Limitaciones a la propiedad. Otra barbaridad científica –de evidente mala fe, que establece el proyecto, siempre en beneficio de aquellos intereses y en contra de la salud humana– es declarar que la agricultura orgánica (en este caso de helechos y flores, que es lo que importa) queda exenta de todos los controles , como si fuera inofensiva, cuando los especialistas en la materia dicen que ni es posible en esa clase de agriculturas intensivas, ni tampoco es inofensiva, sino todo lo contrario, porque los metabolitos provenientes de la descomposición de sus componentes, son tanto o mas peligrosos para la salud humana en el agua, que los agroquímicos.

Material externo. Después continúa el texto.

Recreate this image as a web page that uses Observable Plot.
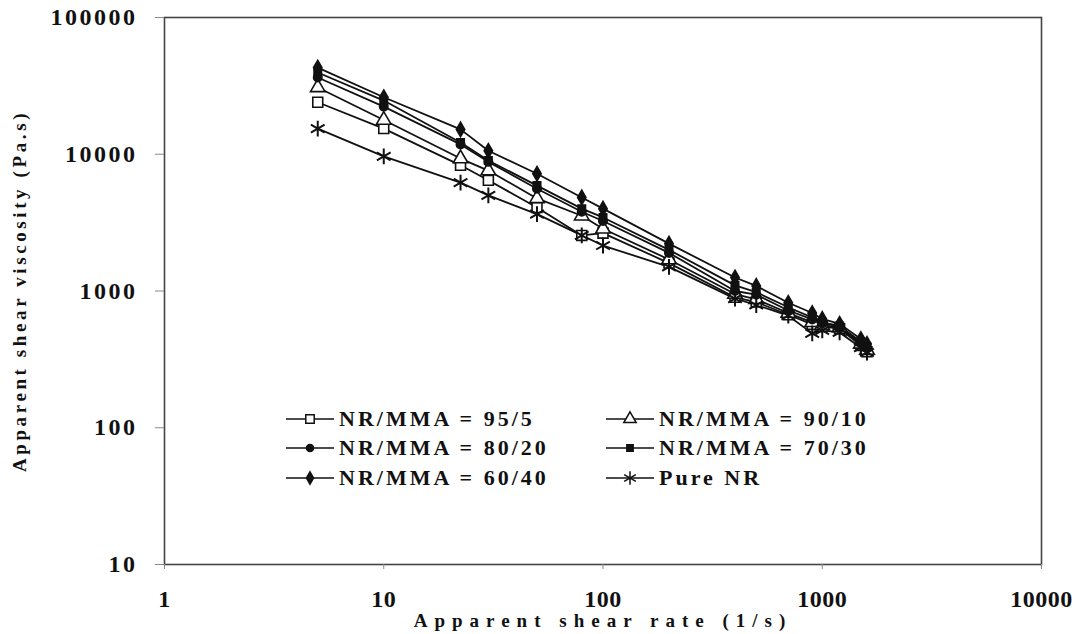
<!DOCTYPE html>
<html>
<head>
<meta charset="utf-8">
<script src="https://cdn.jsdelivr.net/npm/d3@7"></script>
<script src="https://cdn.jsdelivr.net/npm/@observablehq/plot@0.6"></script>
<style>
  html, body { margin: 0; padding: 0; background: #fff; }
  #wrap { position: relative; width: 1075px; height: 634px; }
  #wrap svg text { font-family: "Liberation Serif", "DejaVu Serif", serif; font-weight: bold; fill: #111; }
  g[aria-label="y-axis tick label"] text { letter-spacing: 2.5px; }
  g[aria-label="x-axis tick label"] text { letter-spacing: 0.5px; }
  g[aria-label="x-axis label"] text { letter-spacing: 7px; }
  g[aria-label="y-axis label"] text { letter-spacing: 3.6px; }
  #legend { position: absolute; left: 285px; top: 407px; display: grid; grid-template-columns: 320px 320px; row-gap: 6px; }
  .item { display: flex; align-items: center; height: 23.5px; }
  .item span { font-family: "Liberation Serif", serif; font-weight: bold; font-size: 22px; letter-spacing: 3px; color: #111; margin-left: 4px; white-space: nowrap; }
</style>
</head>
<body>
<div id="wrap"></div>
<script>
// Data
const shearRate = [5, 10, 22.4, 30, 50, 80, 100, 200, 400, 500, 700, 900, 1000, 1200, 1500, 1600];
const nr95_5  = [24000, 15400, 8300, 6450, 4080, 2550, 2650, 1600, 900, 830, 670, 570, 550, 530, 400, 360];
const nr90_10 = [30800, 17800, 9300, 7600, 4750, 3550, 2850, 1700, 950, 870, 690, 590, 560, 540, 410, 370];
const nr80_20 = [36400, 22300, 11800, 8800, 5600, 3800, 3250, 1900, 1000, 940, 720, 620, 580, 550, 420, 380];
const nr70_30 = [39600, 24700, 12200, 9000, 5900, 4000, 3450, 2000, 1100, 980, 760, 640, 590, 555, 425, 390];
const nr60_40 = [43000, 26100, 15200, 10600, 7200, 4830, 4000, 2220, 1255, 1090, 820, 690, 625, 575, 445, 410];
const pureNR  = [15400, 9650, 6200, 5000, 3650, 2550, 2150, 1500, 880, 790, 660, 490, 515, 498, 385, 355];

const seriesNames = ["NR/MMA = 95/5", "NR/MMA = 90/10", "NR/MMA = 80/20", "NR/MMA = 70/30", "NR/MMA = 60/40", "Pure NR"];
const seriesValues = [nr95_5, nr90_10, nr80_20, nr70_30, nr60_40, pureNR];
const seriesSymbols = ["square", "triangle", "circle", "square", "diamond", "asterisk"];
const seriesFills = ["white", "white", "#111", "#111", "#111", "none"];
const seriesR = [5.6, 5.4, 4.2, 4.2, 4.4, 7.5];

const xTicks = [1, 10, 100, 1000, 10000];
const yTicks = [10, 100, 1000, 10000, 100000];

const rows = [];
seriesNames.forEach((name, i) => {
  seriesValues[i].forEach((v, j) => rows.push({series: name, idx: i, rate: shearRate[j], visc: v}));
});

const marks = [
  Plot.frame({stroke: "#444", strokeWidth: 1.6})
];
seriesNames.forEach((name, i) => {
  const d = rows.filter(r => r.idx === i);
  marks.push(Plot.line(d, {x: "rate", y: "visc", stroke: "#111", strokeWidth: 1.8}));
});
seriesNames.forEach((name, i) => {
  const d = rows.filter(r => r.idx === i);
  marks.push(Plot.dot(d, {x: "rate", y: "visc", symbol: seriesSymbols[i], r: seriesR[i],
    fill: seriesFills[i], stroke: "#111", strokeWidth: i === 5 ? 2 : 1.6}));
});
marks.push(
  Plot.axisX({ticks: xTicks, tickFormat: d => String(d), tickSize: 5, tickPadding: 20, fontSize: 24,
    label: "Apparent shear rate (1/s)", labelArrow: "none", labelAnchor: "center", labelOffset: 62, stroke: "#888"}),
  Plot.axisY({ticks: yTicks, tickFormat: d => String(d), tickSize: 9, tickPadding: 18, fontSize: 24,
    label: "Apparent shear viscosity (Pa.s)", labelArrow: "none", labelAnchor: "center", labelOffset: 152, stroke: "#888"})
);

const chart = Plot.plot({
  width: 1075,
  height: 634,
  marginLeft: 164,
  marginRight: 34,
  marginTop: 17,
  marginBottom: 70,
  style: {fontFamily: "Liberation Serif", fontWeight: "bold", background: "white", overflow: "visible"},
  x: {type: "log", domain: [1, 10000]},
  y: {type: "log", domain: [10, 100000]},
  marks
});

const wrap = document.getElementById("wrap");
wrap.appendChild(chart);

// axis label font sizes, strip any arrows
chart.querySelectorAll('g[aria-label="x-axis label"] text, g[aria-label="y-axis label"] text').forEach(t => {
  t.setAttribute("font-size", "19");
  t.textContent = t.textContent.replace(/[\u2190-\u2193]/g, "").trim();
});

// Legend
const legend = document.createElement("div");
legend.id = "legend";
const d3types = {square: d3.symbolSquare, triangle: d3.symbolTriangle, circle: d3.symbolCircle, diamond: d3.symbolDiamond, asterisk: d3.symbolAsterisk};
seriesNames.forEach((name, i) => {
  const item = document.createElement("div");
  item.className = "item";
  const svg = d3.create("svg").attr("width", 50).attr("height", 20);
  svg.append("line").attr("x1", 1).attr("x2", 49).attr("y1", 10).attr("y2", 10).attr("stroke", "#111").attr("stroke-width", 1.6);
  const rr = seriesR[i] * 0.85;
  svg.append("path")
    .attr("transform", "translate(25,10)")
    .attr("d", d3.symbol(d3types[seriesSymbols[i]], Math.PI * rr * rr)())
    .attr("fill", seriesFills[i]).attr("stroke", "#111").attr("stroke-width", 1.5);
  item.appendChild(svg.node());
  const span = document.createElement("span");
  span.textContent = name;
  item.appendChild(span);
  legend.appendChild(item);
});
wrap.appendChild(legend);
</script>
</body>
</html>
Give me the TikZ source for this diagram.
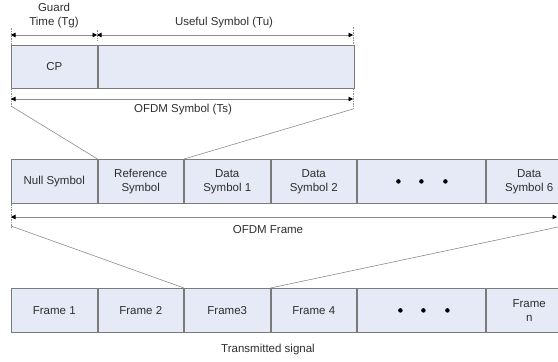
\documentclass[tikz,border=0pt]{standalone}
\usepackage{fontspec}
\setmainfont{Liberation Sans}
\usetikzlibrary{arrows.meta}
\definecolor{cellfill}{HTML}{E6EAF6}
\definecolor{cellline}{HTML}{7A7A7A}
\definecolor{guide}{HTML}{8C8C8C}
\definecolor{txt}{HTML}{2E2E2E}

\begin{document}
\begin{tikzpicture}[x=1pt,y=-1pt,
  cell/.style={draw=cellline, fill=cellfill, line width=0.8pt, minimum height=44pt,
    inner sep=0pt, text=txt, align=center, anchor=north west,
    font=\fontsize{11.5}{14}\selectfont},
  lbl/.style={text=txt, align=center, inner sep=0pt, font=\fontsize{11.5}{14}\selectfont},
  dim/.style={draw=guide, line width=0.6pt, {Triangle[length=4.5pt,width=4.5pt,black]}-{Triangle[length=4.5pt,width=4.5pt,black]}},
  tickline/.style={draw=guide, line width=0.5pt, dash pattern=on 1.5pt off 1pt},
  fan/.style={draw=guide, line width=0.6pt},
  dotmark/.style={circle, fill=black, inner sep=0pt, minimum size=4.5pt}
]
\useasboundingbox (0,0) rectangle (558,362);
\clip (0,0) rectangle (558,362);

% ---- OFDM symbol: cyclic prefix + useful part ----
\node[cell, minimum width=86pt, minimum height=43pt] (cp) at (11,45) {CP};
\node[cell, minimum width=256pt, minimum height=43pt] (tu) at (cp.north east) {};

% dimension guides above and below the symbol
\coordinate (gL) at (11,35);
\coordinate (gM) at (97,35);
\coordinate (gR) at (353,35);
\coordinate (sL) at (11,99);
\coordinate (sR) at (353,99);
\draw[tickline] (11,28) -- (11,45);
\draw[tickline] (97,30) -- (97,41);
\draw[tickline] (353,27) -- (353,45);
\draw[tickline] (11,88) -- (11,106);
\draw[tickline] (353,88) -- (353,109);
\draw[dim] (gL) -- (gM);
\draw[dim] (gM) -- (gR);
\draw[dim] (sL) -- (sR);

\node[lbl] (tglab) at (54,16) {Guard\\Time (Tg)};
\node[lbl] (tulab) at (224,23) {Useful Symbol (Tu)};
\node[lbl] (tslab) at (183,110) {OFDM Symbol (Ts)};

% ---- OFDM frame ----
\node[cell, minimum width=85.7pt] (null) at (11,159) {Null Symbol};
\node[cell, minimum width=85.7pt] (ref) at (null.north east) {Reference\\Symbol};
\node[cell, minimum width=85.7pt] (d1) at (ref.north east) {Data\\Symbol 1};
\node[cell, minimum width=85.7pt] (d2) at (d1.north east) {Data\\Symbol 2};
\node[cell, minimum width=128pt] (dd) at (d2.north east) {};
\node[cell, minimum width=86pt] (d6) at (dd.north east) {Data\\Symbol 6};
\foreach \dx [count=\i] in {-23,0,24}
  \node[dotmark] (fdot\i) at ([xshift=\dx pt]dd.center) {};

% fan from the symbol down to the reference symbol slot
\coordinate (tsL) at (11,106);
\coordinate (tsR) at (353,109);
\draw[fan] (tsL) -- (ref.north west);
\draw[fan] (tsR) -- (d1.north west);

% frame dimension guide
\coordinate (fL) at (11,217);
\coordinate (fR) at (557,217);
\draw[tickline] (11,204) -- (11,227);
\draw[dim] (fL) -- (fR);
\node[lbl] (framelab) at (268,230) {OFDM Frame};

% ---- transmitted signal ----
\node[cell, minimum width=85.7pt] (f1) at (11,288) {Frame 1};
\node[cell, minimum width=85.7pt] (f2) at (f1.north east) {Frame 2};
\node[cell, minimum width=85.7pt] (f3) at (f2.north east) {Frame3};
\node[cell, minimum width=85.7pt] (f4) at (f3.north east) {Frame 4};
\node[cell, minimum width=128pt] (fd) at (f4.north east) {};
\node[cell, minimum width=86pt] (fn) at (fd.north east) {Frame\\n};
\foreach \dx [count=\i] in {-21,2,26}
  \node[dotmark] (sdot\i) at ([xshift=\dx pt]fd.center) {};

% fan from the frame down to frame 3
\coordinate (ofL) at (11,226);
\coordinate (ofR) at (558,227);
\draw[fan] (ofL) -- (f3.north west);
\draw[fan] (ofR) -- (f4.north west);

\node[lbl] (siglab) at (268,350) {Transmitted signal};
\end{tikzpicture}
\end{document}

Una cosa son las limitaciones a la propiedad, y otra si esta es pública o privada. Las limitaciones existentes en torno de las fuentes captadas para uso público, provienen de tiempo atrás cuando se establecieron con el consentimiento de los propietarios. En su mayoría son servidumbres impuestas por el uso público y continuo de más de diez años. El proyecto elimina la prohibición actual de usos peligrosos en toda la extensión del tubo de flujo de las subterráneas, donde lo que caiga va al organismo de los usuarios. Lo renuncia y establece un límite de 200 metros inmediatos de efectos limitados, y una zona de amortiguamiento contigua, donde todo se puede hacer mientras no se pruebe lo contrario. Para todo habría que indemnizar al propietario, contra toda la doctrina jurídica aceptada local e internacionalmente, de las limitaciones ínsitas en la naturaleza de las cosas, así como de las servidumbres actualmente a favor. De nuevo renuncia a lo existente y otorga patente de corso para afectar la salud humana, con burla sangrienta de todo lo que dice al inicio.
Otras barbaridades hace el proyecto, muestra refinada de cinismo e hipocresía de quienes verdaderamente lo redactaron, y de ingenuidad de quienes lo aprobaron sin darse cuenta. Para la comprensión de que es la máxima amenaza pendiente para la salud de los costarricenses, creo que lo dicho es suficiente.